The social model and the academic model are very much tied into each other. “You can take a walk around campus in 15 minutes and go ‘Holy Smokes! The Museum of Fine Arts is there, Fenway Park is over there. Trains run right though campus.’
“I mean, how many kids get to got to school in dormitories that have ceiling to floor glass windows that look into Fenway Park and downtown Boston that literally are worth a million dollars on the open market? That sells.”
There is also the co-op that Northeastern can provide for its student-athletes. The co-op program is unique to Northeastern, giving students a chance to work full-time in a professional environment for a four- to six-month period.
Sophomore defensemen Denis Chisholm is currently on co-op.

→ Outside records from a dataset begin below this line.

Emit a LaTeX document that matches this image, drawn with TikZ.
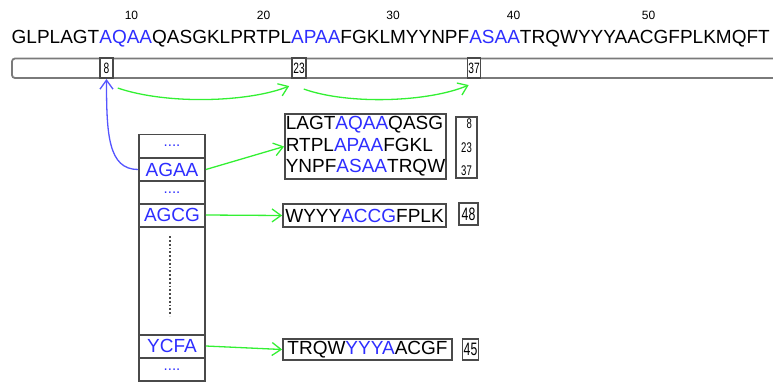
\documentclass[tikz,border=0pt]{standalone}
\usepackage{fontspec}
\usepackage{graphicx}
\setmainfont{Liberation Sans}
\usetikzlibrary{arrows.meta,calc}
\definecolor{seqblue}{HTML}{2E2EFF}
\definecolor{linkblue}{HTML}{5555FF}
\definecolor{linkgreen}{HTML}{33F033}
\definecolor{frame}{HTML}{4A4A4A}
\definecolor{barframe}{HTML}{7A7A7A}
\newcommand{\hl}[1]{\textcolor{seqblue}{#1}}
\newcommand{\narrow}[1]{\scalebox{0.68}[1]{#1}}

\begin{document}
\begin{tikzpicture}[x=1bp,y=-1bp,
  seq/.style={font=\fontsize{19bp}{21.5bp}\selectfont,inner sep=0pt},
  ruler/.style={font=\fontsize{12bp}{14bp}\selectfont,inner sep=0pt,anchor=base},
  posbox/.style={draw=frame,line width=1.6bp,fill=white,inner sep=0pt,minimum width=13bp,minimum height=20bp,font=\fontsize{15bp}{16bp}\selectfont},
  cell/.style={draw=frame,line width=1.8bp,inner sep=0pt,minimum width=66bp,minimum height=23bp,text=seqblue,font=\fontsize{19bp}{21.5bp}\selectfont},
  gapcell/.style={cell,font=\fontsize{15bp}{16bp}\selectfont},
  hitbox/.style={draw=frame,line width=1.8bp,inner sep=0pt,align=left,font=\fontsize{19bp}{21.5bp}\selectfont},
  numbox/.style={draw=frame,line width=1.8bp,inner sep=0pt,align=right,font=\fontsize{14bp}{23.5bp}\selectfont},
  link/.style={linkgreen,line width=1.3bp,-{Straight Barb[length=9bp,width=13bp]}}]

\useasboundingbox (0,0) rectangle (773,382);

% sequence and ruler
\foreach \n/\x in {10/131.5,20/263.5,30/393,40/513.5,50/648.5}
  \node[ruler] (r\n) at (\x,19.5) {\n};
\node[seq,anchor=base west] (seq) at (11.5,43.5) {GLPLAGT\hl{AQAA}QASGKLPRTPL\hl{APAA}FGKLMYYNPF\hl{ASAA}TRQWYYYAACGFPLKMQFT};

\draw[draw=barframe,line width=1.8bp,rounded corners=3bp] (12,58.5) rectangle (790,78);
\node[posbox] (p8) at (106.5,68.25) {\narrow{8}};
\node[posbox,minimum width=14bp] (p23) at (299,68.25) {\narrow{23}};
\node[posbox] (p37) at (474,68.25) {\narrow{37}};

% index column
\node[gapcell] (c1) at (172,146) {....};
\node[cell] (cA) at (172,169.5) {AGAA};
\node[gapcell] (c3) at (172,192.5) {....};
\node[cell] (cB) at (172,215) {AGCG};
\node[cell,minimum height=108bp] (cgap) at (172,281) {};
\node[cell] (cC) at (172,346) {YCFA};
\node[gapcell] (c7) at (172,369.5) {....};
\draw[frame,line width=2.4bp,dash pattern=on 1.8bp off 2bp] ($(cgap.north)+(-2,10)$) -- ($(cgap.south)+(-2,-20)$);

% hits
\node[hitbox,minimum width=161bp,minimum height=65bp] (h1) at (365.5,146.5) {LAGT\hl{AQAA}QASG\\RTPL\hl{APAA}FGKL\\YNPF\hl{ASAA}TRQW};
\node[numbox,minimum width=21bp,minimum height=61bp] (n1) at (466.5,147.5) {\narrow{8}\\\narrow{23}\\\narrow{37}};
\node[hitbox,minimum width=163bp,minimum height=23bp] (h2) at (364.5,215.5) {WYYY\hl{ACCG}FPLK};
\node[numbox,minimum width=19bp,minimum height=22bp,font=\fontsize{18bp}{20bp}\selectfont] (n2) at (468.5,214) {\narrow{48}};
\node[hitbox,minimum width=169bp,minimum height=21bp] (h3) at (367.5,349.5) {TRQW\hl{YYYA}ACGF};
\node[numbox,minimum width=16bp,minimum height=21bp,font=\fontsize{18bp}{20bp}\selectfont] (n3) at (470.5,349.5) {\narrow{45}};

\path[link] (cA.east) edge (h1.west) (cB.east) edge (h2.west) (cC.east) edge (h3.west);

% jumps along the sequence
\coordinate (g1) at ($(p8.south east)+(4,9)$);
\coordinate (g2) at ($(p23.south west)+(-2,7)$);
\coordinate (g3) at ($(p23.south east)+(-3,10)$);
\coordinate (g4) at ($(p37.south west)+(2,6)$);
\draw[link] (g1) .. controls +(50,17) and +(-40,16) .. (g2);
\draw[link] (g3) .. controls +(45,16) and +(-40,17) .. (g4);
\draw[link,linkblue] (cA.west) .. controls +(-30,0) and +(0,55) .. (p8.south);

\end{tikzpicture}
\end{document}
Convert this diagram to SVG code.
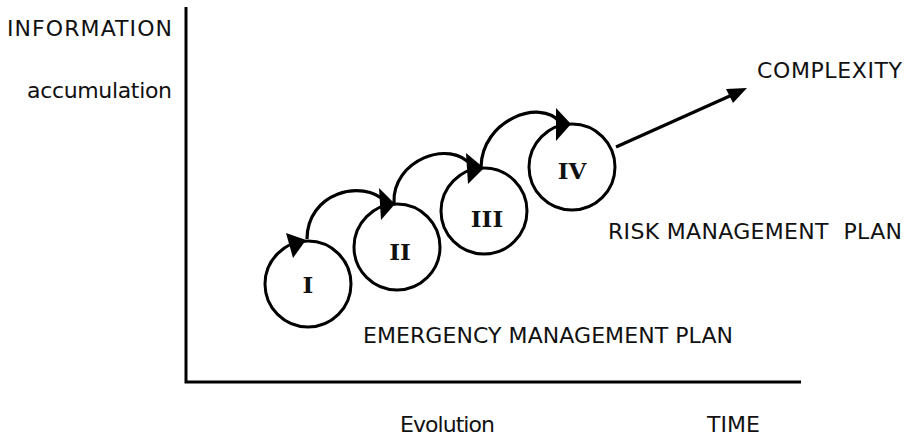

“It’s been a rewarding opportunity being on co-op at R.W. Sullivan [an engineering firm in Boston],” he said. “It has given me the chance to gain experience in the engineering field while having a flexible schedule, which I am very thankful for because it allows me to play hockey and work at the same time.”
And finally there is the athletic model.
“We play in a great league — we play in a neighborhood league where we don’t have long road trips and you can be in your bed most nights,” said Cronin. “Hockey East might be the most competitive league in college hockey right now from top to bottom. You’ve got the Beanpot, which is a tremendous attraction for kids both locally and internationally.
“If you ask anyone who plays in Hockey East what one of their favorite buildings to play in, it’s Matthews Arena. The balcony is unique, the ice is great. It’s the Fenway Park of hockey, it really is. You can really sell that: it’s one of the most unique buildings in sports.
“Forget about just hockey, you can sell that.”
Northeastern has advantages in recruiting both across the nation and even within its own conference. The fact that NU has not won in so long will make the class that wins even that much more special. Everyone still remembers Wayne “Beanpot” Turner, who scored the game winning overtime goal to give NU its first Beanpot, and whoever nets the next will instantly be enshrined in Northeastern lore.
But it is not without disadvantages as well, including high tuition and scholarships tied up in players who are not playing right now — some not even on the roster due to Northeastern scholarship rules. Another disadvantage is that Cronin and company must fight off traditional national powerhouses Boston College and Boston University.
Northeastern also has to combat an image of less-than-stellar play over the past years. The past, however, is something that does not worry freshman Chad Costello,
“As far as the record before I came here, I knew it wasn’t very good, but as far as I knew, I heard that this was a program on the way up with a lot of promise for the future,” he said.
So things are starting to look good on Huntington Ave. Attendance is up thanks to a rabid fan base that goes to every game, and a groundswell of alumni who are waiting and wishing to win.
All make this program one that people want to get their hands on.